## DATASET EXTRACT
-------------------------

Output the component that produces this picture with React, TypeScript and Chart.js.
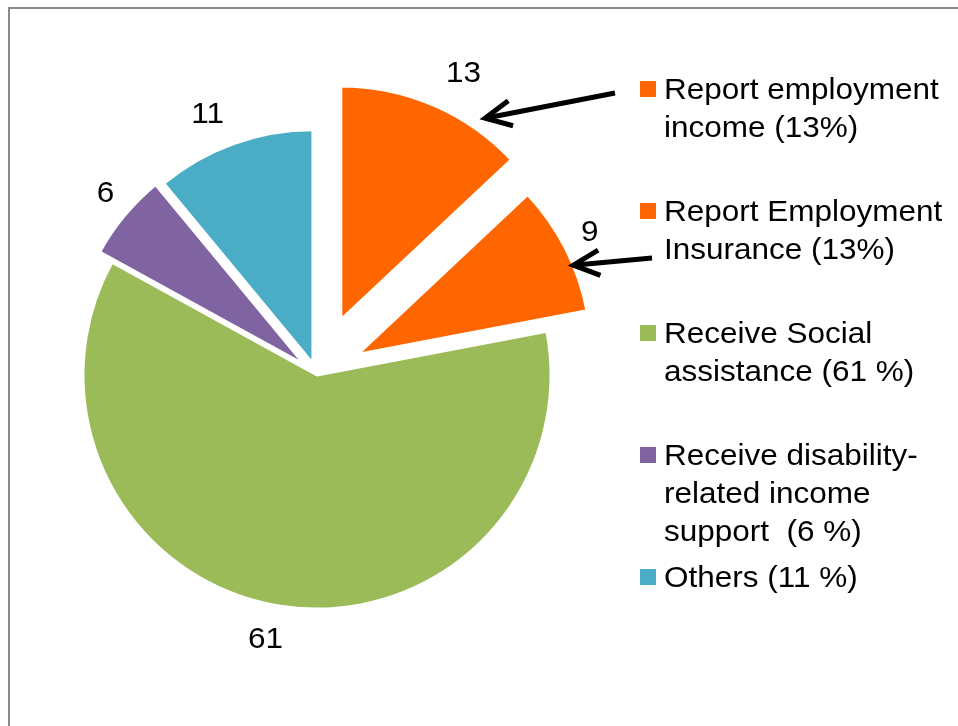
import React, { useEffect, useRef } from "react";
import { Chart, registerables } from "chart.js";

Chart.register(...registerables);

// ---- data ----
const categories = [
  "Report employment income (13%)",
  "Report Employment Insurance (13%)",
  "Receive Social assistance (61 %)",
  "Receive disability-related income support  (6 %)",
  "Others (11 %)",
];
const legendLines = [
  ["Report employment", "income (13%)"],
  ["Report Employment", "Insurance (13%)"],
  ["Receive Social", "assistance (61 %)"],
  ["Receive disability-", "related income", "support  (6 %)"],
  ["Others (11 %)"],
];
const values = [13, 9, 61, 6, 11];
const valueLabels = ["13", "9", "61", "6", "11"];

// ---- styles ----
const colors = ["#FF6600", "#FF6600", "#9BBB59", "#8064A2", "#4BACC6"];
const explode = [60, 45, 0, 16, 12];
const labelExtra = [43, 30, 33, 30, 39];
const labelNudgeDeg = [2.9, -1.2, 2.1, 1.4, -2.9];
const FONT = '30px "Liberation Sans", Arial, sans-serif';
const SX = 1.05;
const CAP = 30 * 0.716;
const LEGEND = { markerX: 640, markerSize: 16, textX: 664, firstBaseline: 99, pitch: 122, lineH: 38 };
const arrows = [
  { slice: 0, frac: 0.76, gap: 14, entry: 0, line: 0, tailDx: -25, tailDy: -6 },
  { slice: 1, frac: 0.64, gap: 0, entry: 1, line: 1, tailDx: 12, tailDy: -1 },
];

function drawText(ctx: CanvasRenderingContext2D, text: string, x: number, y: number, align: CanvasTextAlign) {
  ctx.save();
  ctx.translate(x, y);
  ctx.scale(SX, 1);
  ctx.font = FONT;
  ctx.fillStyle = "#000";
  ctx.textAlign = align;
  ctx.textBaseline = "alphabetic";
  ctx.fillText(text, 0, 0);
  ctx.restore();
}

const explodePlugin = {
  id: "explodeSlices",
  beforeDatasetsDraw(chart: any) {
    const ca = chart.chartArea;
    const cx = (ca.left + ca.right) / 2;
    const cy = (ca.top + ca.bottom) / 2;
    const meta = chart.getDatasetMeta(0);
    meta.data.forEach((el: any, i: number) => {
      const mid = (el.startAngle + el.endAngle) / 2;
      const d = explode[i] || 0;
      el.x = cx + Math.cos(mid) * d;
      el.y = cy + Math.sin(mid) * d;
    });
  },
  afterDatasetsDraw(chart: any) {
    const ctx: CanvasRenderingContext2D = chart.ctx;
    const meta = chart.getDatasetMeta(0);
    // data labels
    meta.data.forEach((el: any, i: number) => {
      const mid = (el.startAngle + el.endAngle) / 2 + (labelNudgeDeg[i] * Math.PI) / 180;
      const r = el.outerRadius + labelExtra[i];
      const x = el.x + Math.cos(mid) * r;
      const y = el.y + Math.sin(mid) * r;
      drawText(ctx, valueLabels[i], x, y + CAP / 2, "center");
    });
    // arrows
    arrows.forEach((a) => {
      const el: any = meta.data[a.slice];
      const ang = el.startAngle + (el.endAngle - el.startAngle) * a.frac;
      const r = el.outerRadius + a.gap;
      const tx = el.x + Math.cos(ang) * r;
      const ty = el.y + Math.sin(ang) * r;
      const lx = LEGEND.markerX + a.tailDx;
      const ly = LEGEND.firstBaseline + a.entry * LEGEND.pitch + a.line * LEGEND.lineH + a.tailDy;
      const dir = Math.atan2(ly - ty, lx - tx);
      const wing = 29;
      const spread = (26 * Math.PI) / 180;
      ctx.save();
      ctx.strokeStyle = "#000";
      ctx.lineWidth = 5;
      ctx.lineCap = "butt";
      ctx.lineJoin = "miter";
      ctx.beginPath();
      ctx.moveTo(lx, ly);
      ctx.lineTo(tx, ty);
      ctx.stroke();
      ctx.beginPath();
      ctx.moveTo(tx + Math.cos(dir - spread) * wing, ty + Math.sin(dir - spread) * wing);
      ctx.lineTo(tx, ty);
      ctx.lineTo(tx + Math.cos(dir + spread) * wing, ty + Math.sin(dir + spread) * wing);
      ctx.stroke();
      ctx.restore();
    });
  },
  afterDraw(chart: any) {
    const ctx: CanvasRenderingContext2D = chart.ctx;
    // frame
    ctx.save();
    ctx.strokeStyle = "#8a8a8a";
    ctx.lineWidth = 2;
    ctx.strokeRect(9, 8, 1200, 1200);
    ctx.restore();
    // legend
    legendLines.forEach((lines, i) => {
      const base = LEGEND.firstBaseline + i * LEGEND.pitch;
      ctx.fillStyle = colors[i];
      ctx.fillRect(LEGEND.markerX, base - 18, LEGEND.markerSize, LEGEND.markerSize);
      lines.forEach((t, j) => drawText(ctx, t, LEGEND.textX, base + j * LEGEND.lineH, "left"));
    });
  },
};

export default function App() {
  const ref = useRef<HTMLCanvasElement | null>(null);
  useEffect(() => {
    if (!ref.current) return;
    const chart = new Chart(ref.current, {
      type: "pie",
      data: {
        labels: categories,
        datasets: [
          {
            data: values,
            backgroundColor: colors,
            borderColor: "#ffffff",
            borderWidth: 3,
            radius: 234,
            clip: false,
          } as any,
        ],
      },
      options: {
        responsive: false,
        animation: false,
        events: [],
        layout: { padding: { left: 20, right: 344, top: 40, bottom: 16 } },
        plugins: { legend: { display: false }, tooltip: { enabled: false } },
      },
      plugins: [explodePlugin],
    });
    return () => chart.destroy();
  }, []);
  return (
    <div style={{ position: "absolute", left: 0, top: 0, width: 958, height: 726, background: "#fff" }}>
      <canvas ref={ref} width={958} height={726} style={{ width: 958, height: 726, display: "block" }} />
    </div>
  );
}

-------------------------

## THE TASK
Find the number of lines in which the word "React" occurs, and write nothing but that number.

## EXERCISE SOLUTION
2